Retailers' loss of revenue hammers city and state budgets

•At least two retail developments are delayed indefinitely in Florida's Miami-Dade County, an area that's among the hardest hit by retail vacancies. Nearby Broward County, home of Fort Lauderdale, had the biggest increase in retail vacancies last year, according to commercial real estate research company CoStar. Due in part to the reduction in revenue from retail, the growth in city services for 2009 will be less than 1%, says Michael Boudreaux, budget director for the city of Miami.

Too many stores?

Part of the problem is that the U.S. is "overstored," as retail analyst Jennifer Black and even store officials often say. Indeed, few can argue that the more than 200 million square feet of retail space added each year since 2004 was truly needed. J.C. Penney CEO Mike Ullman, chairman of the National Retail Federation, estimates that there is at least 100 million more square feet of retail space than the market needs.

This year alone, discount clothing chain Goody's announced it would liquidate its nearly 300 remaining stores.
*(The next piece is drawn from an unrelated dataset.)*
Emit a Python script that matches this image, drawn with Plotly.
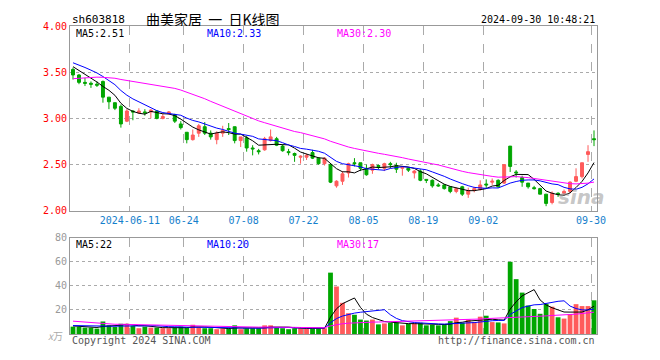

Circuit City followed a week later with news that it would shutter its 567 remaining locations, and retailers ranging from Home Depot to New York & Co. have been shuttering stores.

These and other expected closings are expected to hit already struggling areas the hardest.

"Small-market malls in the Rust Belt states and the Northeast will likely experience the brunt of these store closings," says Jeff Green, a sales forecaster and strategic analyst for malls and retailers.

These include malls where business was rarely brisk even before the recession took hold. Because such centers typically fall in areas that are the least likely to see any population growth, experts say big chains that need to downsize are likely to pull out of them first.

As for new shopping centers, even the stores that already signed leases are often trying to get out of them or are relieved that the projects are delayed.

"A lot of developments may or may not get finished," says Stuart Eisenberg, director of real estate services at accounting and consulting firm BDO Seidman. "The problem right now is the availability of sufficient funds people need to borrow. The same goes for lines of credit for the stores."

Eisenberg says, "There's no appetite from a capital perspective for new deals." Everything, he says, is on hold until the debt and equity components of deals can be re-established.

Eisenberg says several of his clients have purchased retail developments in the last three to five years and now, "No one knows how to fill them."

What to do with empty ones?

It may well be late 2010 before some of the planned shopping center development is back on track, says International Council of Shopping Centers chief economist Michael Niemira.

He predicts up to 3,000 shopping centers, mostly smaller strip centers but some larger malls, will close this year.

"If that economic activity is taken out of the community, that's a tremendous blow," says Bieri, president of The Bieri Co. in Detroit.

So what to do with all the empty retail space, especially the vacant so-called big boxes dotting the landscape with the liquidations of Linens 'n Things and what's in progress at Circuit City?

Kohl's recently announced it will take over the space in several of the liquidated Mervyns stores. In Connecticut, Texas and elsewhere, empty big-box stores are sometimes turned into haunted houses at Halloween and other kinds of seasonal stores.